Luckily for the Corrs and their producers, identity, the bane of large-scale success, has been surgically removed from the Corrs in time for their third album, In Blue. Already, the Corrs have begun to construct an international cult of fantastically loyal adolescent males and pre-adolescent girls, who will no doubt flood from such competitors as Britney Spears to send them up the charts. The promo literature on the Corrs still makes much of the Celtic streak in their tunes, but that has been steamrolled over by a synthetic, processed sound. And, believe me, this is pop with two capital Ps, and a capital O thrown in for good measure. In Blue is to music what Last Action Hero was to cinema: the apotheosis of a certain kind of mindless cookie-cutter workmanship, like Warhol without the ironic distance. The only track on the album that doesn't just shriek with brain-bursting insignificance is the instrumental last track, "Rebel Heart." The fiddle from previous Corr albums is back, albeit surrounded by the same MIDI-file accompaniment that infests the rest of this God-forsaken album. "Rebel Heart" is worse than, say, the least interesting track on the Braveheart soundtrack, but at least it's not an embarrassment before God and Nature.

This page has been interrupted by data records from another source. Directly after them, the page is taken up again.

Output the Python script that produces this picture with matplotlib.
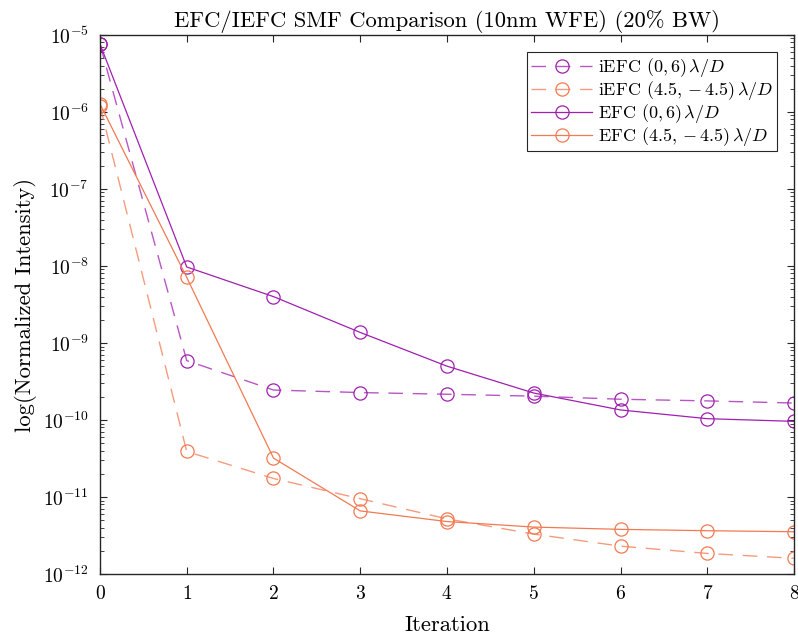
import numpy as np
import matplotlib
matplotlib.use("Agg")
import matplotlib.pyplot as plt
from matplotlib.colors import to_rgba

plt.rcParams['font.family'] = 'cmr10'
plt.rcParams['mathtext.fontset'] = 'cm'
plt.rcParams['axes.unicode_minus'] = False
plt.rcParams['axes.formatter.use_mathtext'] = True

iterations = [0, 1, 2, 3, 4, 5, 6, 7, 8]
iefc_06 = [7.6e-6, 5.9e-10, 2.45e-10, 2.27e-10, 2.16e-10, 2.04e-10, 1.86e-10, 1.77e-10, 1.66e-10]
iefc_45 = [1.2e-6, 3.9e-11, 1.74e-11, 9.5e-12, 5.2e-12, 3.3e-12, 2.3e-12, 1.85e-12, 1.6e-12]
efc_06 = [7.6e-6, 9.7e-9, 4.0e-9, 1.37e-9, 5.0e-10, 2.24e-10, 1.35e-10, 1.04e-10, 9.6e-11]
efc_45 = [1.27e-6, 7.1e-9, 3.2e-11, 6.6e-12, 4.8e-12, 4.07e-12, 3.8e-12, 3.65e-12, 3.54e-12]

labels = [r'iEFC $(0,6)\,\lambda/D$', r'iEFC $(4.5,-4.5)\,\lambda/D$',
          r'EFC $(0,6)\,\lambda/D$', r'EFC $(4.5,-4.5)\,\lambda/D$']

purple = '#a01fb0'
orange = '#f27a52'

fig = plt.figure(figsize=(7.98, 6.41), dpi=100)
ax = fig.add_axes([0.1253, 0.1045, 0.8697, 0.841])

def dashed(y, c, lab):
    ax.plot(iterations, y, color=to_rgba(c, 0.75), linestyle=(0, (10.5, 7)), linewidth=1.0,
            marker='o', markersize=9.5, markerfacecolor='none',
            markeredgecolor=to_rgba(c, 1.0), markeredgewidth=0.9, label=lab)

def solid(y, c, lab):
    ax.plot(iterations, y, color=c, linestyle='-', linewidth=0.9,
            marker='o', markersize=9.5, markerfacecolor='none',
            markeredgecolor=c, markeredgewidth=0.9, label=lab)

dashed(iefc_06, purple, labels[0])
dashed(iefc_45, orange, labels[1])
solid(efc_06, purple, labels[2])
solid(efc_45, orange, labels[3])

ax.set_yscale('log')
ax.set_xlim(0, 8)
ax.set_ylim(1e-12, 1e-5)
ax.set_xticks(iterations)
ax.tick_params(which='both', direction='in', top=True, right=True, color='#262626')
ax.tick_params(which='major', length=5, labelsize=14, pad=8)
ax.tick_params(which='minor', length=3)
for s in ax.spines.values():
    s.set_color('#262626')
    s.set_linewidth(1.0)

ax.set_title('EFC/IEFC SMF Comparison (10nm WFE) (20% BW)', fontsize=16.3, pad=6)
ax.set_xlabel('Iteration', fontsize=16.3, labelpad=9)
ax.set_ylabel('log(Normalized Intensity)', fontsize=16.3, labelpad=4)

leg = ax.legend(loc='upper right', fontsize=13, fancybox=False, edgecolor='#262626',
                framealpha=1, handlelength=3.4, borderaxespad=0.95, labelspacing=0.0,
                borderpad=0.2, handletextpad=0.3, handleheight=0.5)
leg.get_frame().set_linewidth(0.8)

fig.savefig('out.png', dpi=100)
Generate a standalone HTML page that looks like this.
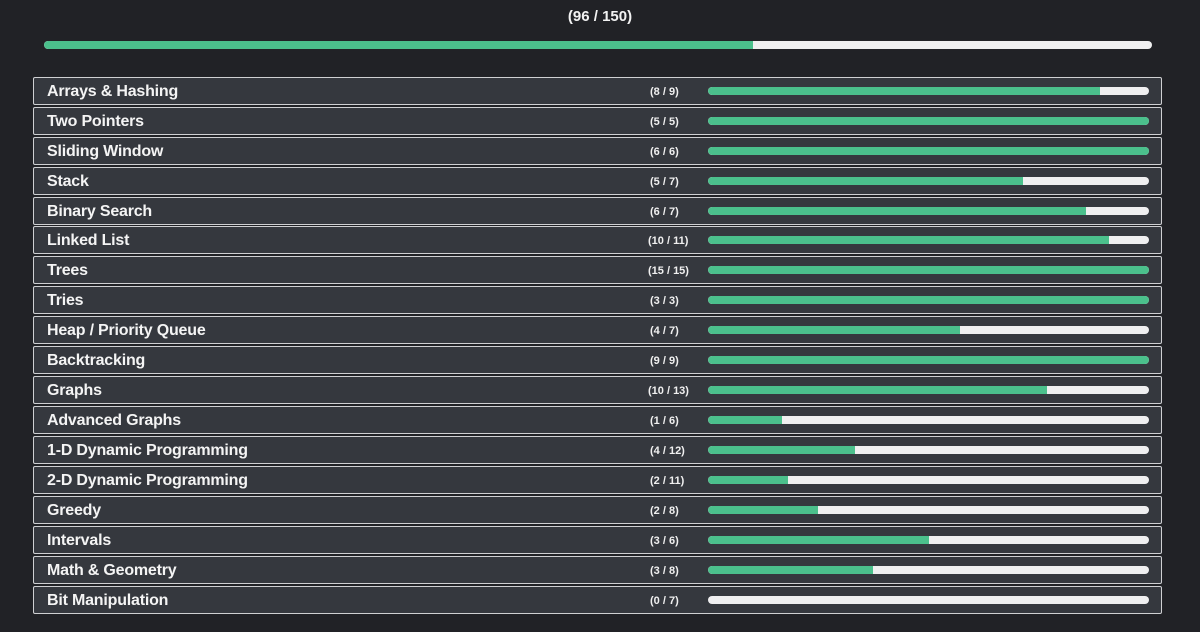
<!DOCTYPE html>
<html><head><meta charset="utf-8"><style>
body{margin:0;width:1200px;height:632px;background:#212226;font-family:"Liberation Sans",sans-serif;position:relative;overflow:hidden}
.title{position:absolute;top:8px;left:0;width:1200px;text-align:center;color:#f2f2f2;font-weight:bold;font-size:15px}
.bar{position:absolute;height:8px;border-radius:4px;background:#efeff0;overflow:hidden}
.bar i{display:block;height:100%;background:#4bc08c;border-radius:4px 0 0 4px}
.row{position:absolute;left:33px;width:1127px;height:26px;background:#35383e;border:1.5px solid #cfd0d2;border-radius:2px}
.row b{position:absolute;left:13px;top:5px;color:#f4f4f4;font-size:16px;letter-spacing:-0.2px}
.row s{text-decoration:none;position:absolute;left:616px;top:8px;color:#f0f0f0;font-size:11px;font-weight:bold}
.row .bar{left:674px;top:9px;width:441px}
</style></head><body>
<div class="title">(96 / 150)</div>
<div class="bar" style="left:44px;top:41px;width:1108px"><i style="width:64%"></i></div>
<div class="row" style="top:77px"><b>Arrays &amp; Hashing</b><s>(8 / 9)</s><div class="bar"><i style="width:88.9%"></i></div></div>
<div class="row" style="top:107px"><b>Two Pointers</b><s>(5 / 5)</s><div class="bar"><i style="width:100%"></i></div></div>
<div class="row" style="top:137px"><b>Sliding Window</b><s>(6 / 6)</s><div class="bar"><i style="width:100%"></i></div></div>
<div class="row" style="top:167px"><b>Stack</b><s>(5 / 7)</s><div class="bar"><i style="width:71.4%"></i></div></div>
<div class="row" style="top:197px"><b>Binary Search</b><s>(6 / 7)</s><div class="bar"><i style="width:85.7%"></i></div></div>
<div class="row" style="top:226px"><b>Linked List</b><s style="left:614px">(10 / 11)</s><div class="bar"><i style="width:90.9%"></i></div></div>
<div class="row" style="top:256px"><b>Trees</b><s style="left:614px">(15 / 15)</s><div class="bar"><i style="width:100%"></i></div></div>
<div class="row" style="top:286px"><b>Tries</b><s>(3 / 3)</s><div class="bar"><i style="width:100%"></i></div></div>
<div class="row" style="top:316px"><b>Heap / Priority Queue</b><s>(4 / 7)</s><div class="bar"><i style="width:57.1%"></i></div></div>
<div class="row" style="top:346px"><b>Backtracking</b><s>(9 / 9)</s><div class="bar"><i style="width:100%"></i></div></div>
<div class="row" style="top:376px"><b>Graphs</b><s style="left:614px">(10 / 13)</s><div class="bar"><i style="width:76.9%"></i></div></div>
<div class="row" style="top:406px"><b>Advanced Graphs</b><s>(1 / 6)</s><div class="bar"><i style="width:16.7%"></i></div></div>
<div class="row" style="top:436px"><b>1-D Dynamic Programming</b><s>(4 / 12)</s><div class="bar"><i style="width:33.3%"></i></div></div>
<div class="row" style="top:466px"><b>2-D Dynamic Programming</b><s>(2 / 11)</s><div class="bar"><i style="width:18.2%"></i></div></div>
<div class="row" style="top:496px"><b>Greedy</b><s>(2 / 8)</s><div class="bar"><i style="width:25%"></i></div></div>
<div class="row" style="top:526px"><b>Intervals</b><s>(3 / 6)</s><div class="bar"><i style="width:50%"></i></div></div>
<div class="row" style="top:556px"><b>Math &amp; Geometry</b><s>(3 / 8)</s><div class="bar"><i style="width:37.5%"></i></div></div>
<div class="row" style="top:586px"><b>Bit Manipulation</b><s>(0 / 7)</s><div class="bar"><i style="width:0%"></i></div></div>
</body></html>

The reason for the Corrs' large-scale success to date (as well as in the foreseeable future) is that the three sisters are, to put it simply, gorgeous. Movie-star gorgeous. Stab-your-friend-in-the-back-for-their-smile gorgeous. And, yes, buy-their-assembly-line-trash-music gorgeous. Fight the impulse; if you must gaze at the Corrs, buy a poster, not their album. It's easier to stare at them when that bad pop music isn't distracting you anyhow.